I really dislike HN's habit to label controversial or incorrect articles as "misleading" - and then offer "corrections" that would radically alter an article's point.

The article's main claim is that around 30% of all serious ly ill COVID-19 patients develop blood clots - and the headline conveys that quite correctly.

Now that claim is quite likely incorrect or at least not the majority opinion - so you're very justified to criticize it. However to be able to do that we must at least acknowledge what the article was saying in the first place and not pretend it was saying something completely different.

A quick Google seems to indicate that the title is fair:

From news article:

> Up to 30% of patients who are seriously ill with coronavirus are developing dangerous blood clots, according to medical experts.

(One doctor anecdotally thinks its higher)

From journal article https://www.nature.com/articles/d41586-020-01403-8

> Studies from the Netherlands and France suggest that clots arise in 20–30% of critically ill COVID-19 patients. 1,2

But yes, rounding "20-30%" up to "one third" is a bit odd. The news article seems to leave the reader to do their own discovery of sources. So you're not wrong to be skeptical, but you're not right that it's wrong :)

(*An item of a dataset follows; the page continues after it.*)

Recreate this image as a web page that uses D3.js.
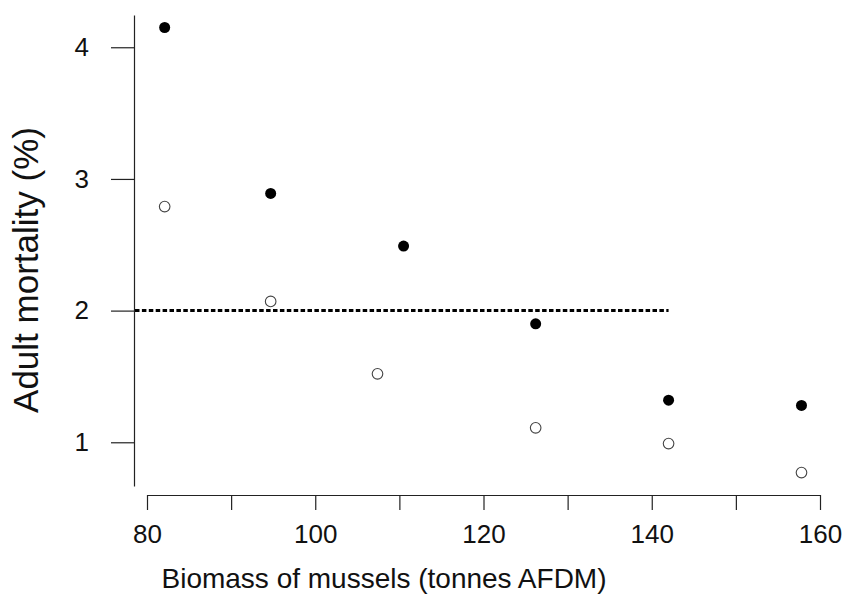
<!DOCTYPE html>
<html>
<head>
<meta charset="utf-8">
<script src="https://cdn.jsdelivr.net/npm/d3@7"></script>
<style>
  body { margin: 0; background: #fff; }
  svg { display: block; font-family: Arial, "Liberation Sans", sans-serif; }
</style>
</head>
<body>
<svg width="846" height="615"></svg>
<script>
// values
var biomassFilled = [82.1, 94.7, 110.5, 126.2, 142.0, 157.8];
var mortalityFilled = [4.15, 2.89, 2.49, 1.90, 1.32, 1.28];
var biomassOpen = [82.1, 94.7, 107.4, 126.2, 142.0, 157.8];
var mortalityOpen = [2.79, 2.07, 1.52, 1.11, 0.99, 0.77];
var xTicks = [80, 90, 100, 110, 120, 130, 140, 150, 160];
var xLabels = [80, 100, 120, 140, 160];
var yTicks = [1, 2, 3, 4];
var refLevel = 2;
var refEnd = 142;

var svg = d3.select("svg");

var x = d3.scaleLinear().domain([80, 160]).range([147, 820]);
var y = d3.scaleLinear().domain([0.668, 4.245]).range([486, 15]);

// y axis
var yAxis = svg.append("g")
  .attr("transform", "translate(134,0)")
  .call(d3.axisLeft(y).tickValues(yTicks).tickFormat(d3.format("d"))
    .tickSize(23).tickSizeOuter(0).tickPadding(22));
yAxis.select(".domain").attr("stroke", "#222").attr("stroke-width", 1.2);
yAxis.selectAll(".tick line").attr("stroke", "#222").attr("stroke-width", 1.2);
yAxis.selectAll(".tick text").attr("font-size", 26).attr("fill", "#111")
  .attr("font-family", "Arial, 'Liberation Sans', sans-serif");

// x axis
var xAxis = svg.append("g")
  .attr("transform", "translate(0,495)")
  .call(d3.axisBottom(x).tickValues(xTicks).tickSize(15).tickSizeOuter(0)
    .tickFormat(function (d) { return xLabels.indexOf(d) >= 0 ? d : ""; }).tickPadding(15));
xAxis.select(".domain").attr("stroke", "#222").attr("stroke-width", 1.2);
xAxis.selectAll(".tick line").attr("stroke", "#222").attr("stroke-width", 1.2);
xAxis.selectAll(".tick text").attr("font-size", 26).attr("fill", "#111")
  .attr("font-family", "Arial, 'Liberation Sans', sans-serif");

// dashed reference line
svg.append("line")
  .attr("x1", 135).attr("x2", x(refEnd))
  .attr("y1", y(refLevel)).attr("y2", y(refLevel))
  .attr("stroke", "#000").attr("stroke-width", 3)
  .attr("stroke-dasharray", "4.5,2.4");

// filled points
svg.selectAll("circle.filled")
  .data(biomassFilled)
  .enter().append("circle")
  .attr("class", "filled")
  .attr("cx", function (d) { return x(d); })
  .attr("cy", function (d, i) { return y(mortalityFilled[i]); })
  .attr("r", 5.5)
  .attr("fill", "#000");

// open points
svg.selectAll("circle.open")
  .data(biomassOpen)
  .enter().append("circle")
  .attr("class", "open")
  .attr("cx", function (d) { return x(d); })
  .attr("cy", function (d, i) { return y(mortalityOpen[i]); })
  .attr("r", 5.3)
  .attr("fill", "#fff")
  .attr("stroke", "#444")
  .attr("stroke-width", 1.1);

// axis titles
svg.append("text")
  .attr("x", 384).attr("y", 588)
  .attr("text-anchor", "middle")
  .attr("font-size", 28)
  .attr("fill", "#111")
  .text("Biomass of mussels (tonnes AFDM)");

svg.append("text")
  .attr("transform", "translate(38,270) rotate(-90)")
  .attr("text-anchor", "middle")
  .attr("font-size", 35)
  .attr("fill", "#111")
  .text("Adult mortality (%)");
</script>
</body>
</html>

There's a significant difference in hospital patients vs critically ill hospital patients. So yes, the article is wrong.
Rounding critically ill down to seriously ill is also misleading, if that is what he did.
There is non-anectodal evidence. In Hamburg/Germany they conducted more than 190 autopsies and found a surprising number of thrombosis. About 30% of the patients who dies with COVID-19 may have actually died from lung embolism.
In Italy most hospitals are treating hospitalized patients with heparin exactly for this reason. The government forbade autopsies, but some doctors did them anyway and came back with the same result as Hamburg (note: some virologists called those findings "baloney" in public when they were shared, shortly before the Hamburg study came out).
The German official institution for disease prevention (RKI) also discouraged from making autopsies. The Hamburg pathologists did not give a shit, said that it is their job to find out what happened and carried on. I am so happy that there are still many people out there who can think for themselves.
Why are autopsies being forbidden/discouraged? Is it to minimize biohazards and contamination?
In the Italian case, safety was mentioned, and the governmental expert panel was quoted as saying that autopsies were unnecessary since the cause of death was known.
Fraction of people who died is a completely different metric from fraction of people admitted to the hospital.
That is correct. The headline is misleading, but there is data to backup what the the content claims. That's what I was pointing out.